The meeting point between exploitation demands and arthouse pretensions is ideal cinematic terrain to my mind. Base pleasures that Venus In Furs (1969) – directed by Jess Franco – offers is nudity and sex (well, what accounts for it late 1960s international cinema) with Maria Rohm nude in a fur coat with stockings and a few different wigs. Across the flesh and writhing on display is also the influence of arthouse cinema, flourishes borrowed from films like Last Year at Marienbad, Persona and Blow Up, and of course, surreal Hollywood thrillers like Vertigo as many have pointed out.

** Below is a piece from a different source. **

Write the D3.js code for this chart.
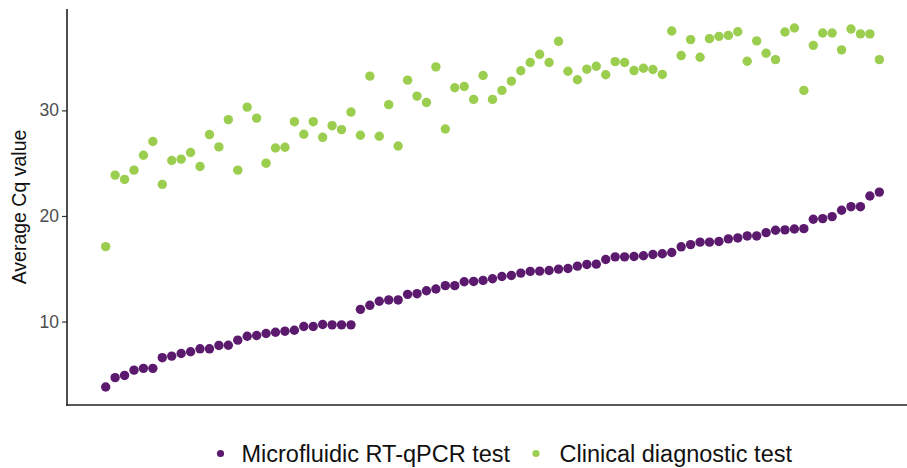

A jazz trumpeter named Jimmy Logan (James Darren – best known to me as William Shatner’s offsider in TJ Hooker) narrates this dream-like experience, finding a woman’s dead body washed up on the beach one morning, and recognising it as Wanda Reed (Rohm), a lady he met at a swanky party he was playing music at. Witnessing her degradation and assault by three attendees (including Margaret Lee, Dennis Price and Klaus Kinski), Jimmy sees Wanda alive and well, or is it her? What follows is a variation on the rape/revenge storyline as the murderers find themselves seduced by a mysterious woman in furs, as Jimmy Logan struggles to know what is real and what is imagined, all of which is helped by the distancing effect of the story being mainly told through his introspective, dime-store pulp narration.

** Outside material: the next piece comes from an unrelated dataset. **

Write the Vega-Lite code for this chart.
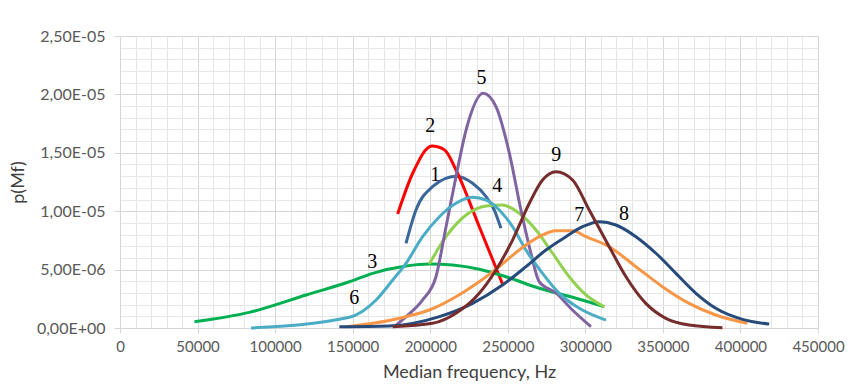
{
  "$schema": "https://vega.github.io/schema/vega-lite/v6.json",
  "width": 698,
  "height": 292,
  "autosize": "none",
  "padding": {"left": 120, "top": 36, "right": 36, "bottom": 57},
  "background": "white",
  "config": {"view": {"stroke": null}, "font": "Lato"},
  "resolve": {"axis": {"x": "independent", "y": "independent"}},
  "layer": [
    {
      "data": {"values": [
        {"s": "1", "f": 184400, "p": 7.25e-6}, {"s": "1", "f": 190800, "p": 10.1e-6}, {"s": "1", "f": 201500, "p": 12.1e-6}, {"s": "1", "f": 216600, "p": 13.0e-6}, {"s": "1", "f": 227300, "p": 12.39e-6}, {"s": "1", "f": 236000, "p": 11.24e-6}, {"s": "1", "f": 241300, "p": 10.1e-6}, {"s": "1", "f": 245600, "p": 8.54e-6},
        {"s": "2", "f": 179000, "p": 9.76e-6}, {"s": "2", "f": 188700, "p": 13.25e-6}, {"s": "2", "f": 201200, "p": 15.58e-6}, {"s": "2", "f": 209300, "p": 15.24e-6}, {"s": "2", "f": 216600, "p": 13.53e-6}, {"s": "2", "f": 231700, "p": 8.65e-6}, {"s": "2", "f": 246600, "p": 3.77e-6},
        {"s": "3", "f": 48000, "p": 0.54e-6}, {"s": "3", "f": 83400, "p": 1.34e-6}, {"s": "3", "f": 120000, "p": 2.83e-6}, {"s": "3", "f": 147900, "p": 3.96e-6}, {"s": "3", "f": 162900, "p": 4.68e-6}, {"s": "3", "f": 184400, "p": 5.31e-6}, {"s": "3", "f": 199400, "p": 5.48e-6}, {"s": "3", "f": 214400, "p": 5.39e-6}, {"s": "3", "f": 231600, "p": 5.03e-6}, {"s": "3", "f": 248800, "p": 4.39e-6}, {"s": "3", "f": 270300, "p": 3.4e-6}, {"s": "3", "f": 291800, "p": 2.63e-6}, {"s": "3", "f": 312200, "p": 1.82e-6},
        {"s": "4", "f": 199400, "p": 5.48e-6}, {"s": "4", "f": 210200, "p": 7.82e-6}, {"s": "4", "f": 223100, "p": 9.67e-6}, {"s": "4", "f": 236000, "p": 10.45e-6}, {"s": "4", "f": 246600, "p": 10.53e-6}, {"s": "4", "f": 257400, "p": 9.82e-6}, {"s": "4", "f": 268200, "p": 8.39e-6}, {"s": "4", "f": 278900, "p": 6.4e-6}, {"s": "4", "f": 289600, "p": 4.39e-6}, {"s": "4", "f": 300400, "p": 2.83e-6}, {"s": "4", "f": 312200, "p": 1.82e-6},
        {"s": "5", "f": 176900, "p": 0.11e-6}, {"s": "5", "f": 184400, "p": 0.97e-6}, {"s": "5", "f": 195100, "p": 2.4e-6}, {"s": "5", "f": 203700, "p": 4.39e-6}, {"s": "5", "f": 210200, "p": 8.67e-6}, {"s": "5", "f": 216600, "p": 12.95e-6}, {"s": "5", "f": 223100, "p": 16.95e-6}, {"s": "5", "f": 234200, "p": 20.1e-6}, {"s": "5", "f": 242400, "p": 18.95e-6}, {"s": "5", "f": 251000, "p": 14.98e-6}, {"s": "5", "f": 258500, "p": 10.1e-6}, {"s": "5", "f": 264900, "p": 6.42e-6}, {"s": "5", "f": 270300, "p": 3.96e-6}, {"s": "5", "f": 281000, "p": 3.0e-6}, {"s": "5", "f": 291700, "p": 1.54e-6}, {"s": "5", "f": 303600, "p": 0.11e-6},
        {"s": "6", "f": 84500, "p": 0.0}, {"s": "6", "f": 147900, "p": 0.92e-6}, {"s": "6", "f": 165100, "p": 2.4e-6}, {"s": "6", "f": 175800, "p": 4.11e-6}, {"s": "6", "f": 184400, "p": 5.54e-6}, {"s": "6", "f": 195100, "p": 7.82e-6}, {"s": "6", "f": 205900, "p": 9.53e-6}, {"s": "6", "f": 216600, "p": 10.68e-6}, {"s": "6", "f": 227300, "p": 11.19e-6}, {"s": "6", "f": 236000, "p": 10.96e-6}, {"s": "6", "f": 244500, "p": 10.1e-6}, {"s": "6", "f": 253100, "p": 8.67e-6}, {"s": "6", "f": 261700, "p": 6.68e-6}, {"s": "6", "f": 272400, "p": 4.68e-6}, {"s": "6", "f": 283200, "p": 2.97e-6}, {"s": "6", "f": 296100, "p": 1.69e-6}, {"s": "6", "f": 313300, "p": 0.68e-6},
        {"s": "7", "f": 145700, "p": 0.11e-6}, {"s": "7", "f": 162900, "p": 0.4e-6}, {"s": "7", "f": 184400, "p": 0.97e-6}, {"s": "7", "f": 199400, "p": 1.54e-6}, {"s": "7", "f": 216600, "p": 2.68e-6}, {"s": "7", "f": 231600, "p": 3.96e-6}, {"s": "7", "f": 244500, "p": 5.25e-6}, {"s": "7", "f": 257400, "p": 6.68e-6}, {"s": "7", "f": 270300, "p": 7.82e-6}, {"s": "7", "f": 281000, "p": 8.33e-6}, {"s": "7", "f": 291700, "p": 8.33e-6}, {"s": "7", "f": 300400, "p": 7.82e-6}, {"s": "7", "f": 315400, "p": 6.96e-6}, {"s": "7", "f": 332600, "p": 5.25e-6}, {"s": "7", "f": 349700, "p": 3.54e-6}, {"s": "7", "f": 366900, "p": 2.11e-6}, {"s": "7", "f": 384100, "p": 1.11e-6}, {"s": "7", "f": 404500, "p": 0.4e-6},
        {"s": "8", "f": 141400, "p": 0.11e-6}, {"s": "8", "f": 173600, "p": 0.17e-6}, {"s": "8", "f": 205900, "p": 0.97e-6}, {"s": "8", "f": 227300, "p": 2.11e-6}, {"s": "8", "f": 246600, "p": 3.68e-6}, {"s": "8", "f": 261700, "p": 5.25e-6}, {"s": "8", "f": 274600, "p": 6.68e-6}, {"s": "8", "f": 287500, "p": 7.82e-6}, {"s": "8", "f": 298200, "p": 8.67e-6}, {"s": "8", "f": 309000, "p": 9.1e-6}, {"s": "8", "f": 319700, "p": 8.82e-6}, {"s": "8", "f": 332600, "p": 7.82e-6}, {"s": "8", "f": 345500, "p": 6.4e-6}, {"s": "8", "f": 358400, "p": 4.68e-6}, {"s": "8", "f": 371300, "p": 2.97e-6}, {"s": "8", "f": 384100, "p": 1.69e-6}, {"s": "8", "f": 401300, "p": 0.74e-6}, {"s": "8", "f": 418500, "p": 0.34e-6},
        {"s": "9", "f": 175800, "p": 0.11e-6}, {"s": "9", "f": 201500, "p": 0.4e-6}, {"s": "9", "f": 216600, "p": 1.26e-6}, {"s": "9", "f": 231600, "p": 2.97e-6}, {"s": "9", "f": 242400, "p": 4.97e-6}, {"s": "9", "f": 253100, "p": 7.53e-6}, {"s": "9", "f": 263900, "p": 10.68e-6}, {"s": "9", "f": 272400, "p": 12.67e-6}, {"s": "9", "f": 281100, "p": 13.38e-6}, {"s": "9", "f": 291800, "p": 12.67e-6}, {"s": "9", "f": 302500, "p": 10.1e-6}, {"s": "9", "f": 315400, "p": 6.96e-6}, {"s": "9", "f": 326200, "p": 4.39e-6}, {"s": "9", "f": 339000, "p": 2.11e-6}, {"s": "9", "f": 351900, "p": 0.83e-6}, {"s": "9", "f": 366900, "p": 0.26e-6}, {"s": "9", "f": 388400, "p": 0.03e-6}
      ]},
      "mark": {"type": "line", "strokeWidth": 3, "interpolate": "monotone"},
      "encoding": {
        "x": {"field": "f", "type": "quantitative", "scale": {"domain": [0, 450000], "nice": false},
          "axis": {"orient": "bottom", "values": [10000,20000,30000,40000,60000,70000,80000,90000,110000,120000,130000,140000,160000,170000,180000,190000,210000,220000,230000,240000,260000,270000,280000,290000,310000,320000,330000,340000,360000,370000,380000,390000,410000,420000,430000,440000],
            "grid": true, "gridColor": "#E6E6E6", "gridWidth": 1, "labels": false, "ticks": false, "domain": false, "title": null}},
        "y": {"field": "p", "type": "quantitative", "scale": {"domain": [0, 2.5e-5], "nice": false},
          "axis": {"orient": "left", "values": [1e-6,2e-6,3e-6,4e-6,6e-6,7e-6,8e-6,9e-6,1.1e-5,1.2e-5,1.3e-5,1.4e-5,1.6e-5,1.7e-5,1.8e-5,1.9e-5,2.1e-5,2.2e-5,2.3e-5,2.4e-5],
            "grid": true, "gridColor": "#E6E6E6", "gridWidth": 1, "labels": false, "ticks": false, "domain": false, "title": null}},
        "color": {"field": "s", "type": "nominal", "legend": null,
          "scale": {"domain": ["1","2","3","4","5","6","7","8","9"],
            "range": ["#3A6699", "#FF0000", "#00B050", "#92D050", "#8064A2", "#4BACC6", "#F79646", "#264B7B", "#772C2C"]}}
      }
    },
    {
      "data": {"values": [
        {"label": "5", "x": 233000, "y": 21.4e-6},
        {"label": "2", "x": 200000, "y": 17.3e-6},
        {"label": "1", "x": 203300, "y": 13.1e-6},
        {"label": "4", "x": 243200, "y": 12.16e-6},
        {"label": "9", "x": 281200, "y": 14.8e-6},
        {"label": "7", "x": 296000, "y": 9.67e-6},
        {"label": "8", "x": 325000, "y": 9.76e-6},
        {"label": "3", "x": 162700, "y": 5.65e-6},
        {"label": "6", "x": 151100, "y": 2.57e-6}
      ]},
      "mark": {"type": "text", "font": "Liberation Serif", "fontSize": 20, "color": "black", "align": "center", "baseline": "middle"},
      "encoding": {
        "x": {"field": "x", "type": "quantitative", "scale": {"domain": [0, 450000], "nice": false},
          "axis": {"orient": "bottom", "values": [0,50000,100000,150000,200000,250000,300000,350000,400000,450000], "format": "d",
            "labelOverlap": false, "labelBound": false, "labelFlush": false,
            "grid": true, "gridColor": "#D6D6D6", "domainColor": "#D6D6D6", "tickColor": "#D6D6D6", "tickSize": 5,
            "labelFont": "Lato", "labelFontSize": 15, "labelColor": "#595959", "labelPadding": 6,
            "title": "Median frequency, Hz", "titleFont": "Lato", "titleFontSize": 18, "titleFontWeight": "normal", "titleColor": "#404040", "titlePadding": 9}},
        "y": {"field": "y", "type": "quantitative", "scale": {"domain": [0, 2.5e-5], "nice": false},
          "axis": {"orient": "left", "values": [0, 5e-6, 1e-5, 1.5e-5, 2e-5, 2.5e-5],
            "labelOverlap": false, "labelBound": false, "labelFlush": false,
            "labelExpr": "datum.value == 0 ? '0,00E+00' : (datum.value >= 9.99e-6 ? replace(format(datum.value*1e5, '.2f'), '.', ',') + 'E-05' : replace(format(datum.value*1e6, '.2f'), '.', ',') + 'E-06')",
            "grid": true, "gridColor": "#D6D6D6", "domainColor": "#D6D6D6", "tickColor": "#D6D6D6", "tickSize": 6,
            "labelFont": "Lato", "labelFontSize": 16, "labelColor": "#595959", "labelPadding": 9,
            "title": "p(Mf)", "titleFont": "Lato", "titleFontSize": 18, "titleFontWeight": "normal", "titleColor": "#404040", "titlePadding": 9}},
        "text": {"field": "label"}
      }
    }
  ]
}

Venus In Furs is about vibes. The use of mirrors to reflect bodies in a room. Or in the intercutting and zooming in of paintings during sex scenes. Slow motion and psychedelic tinting of the celluloid image. Jazz music being played by Manfred Mann in swanky rooms. Stock footage of the Rio carnival overlaid intermingled with characters visiting scenic spots in Barcelona and Istanbul. Maria Rohm is a compelling avatar of ghostly retribution and cool sexuality. Even though the cut widely available is an American version (and re-edit) of Franco’s original movie (titled Paroxismus), there’s enough weirdness and sadomasochistic energy throughout this very Sixties experience, which veers between artsiness and seediness. I had a ball!
Available to stream on Brollie. Recommended.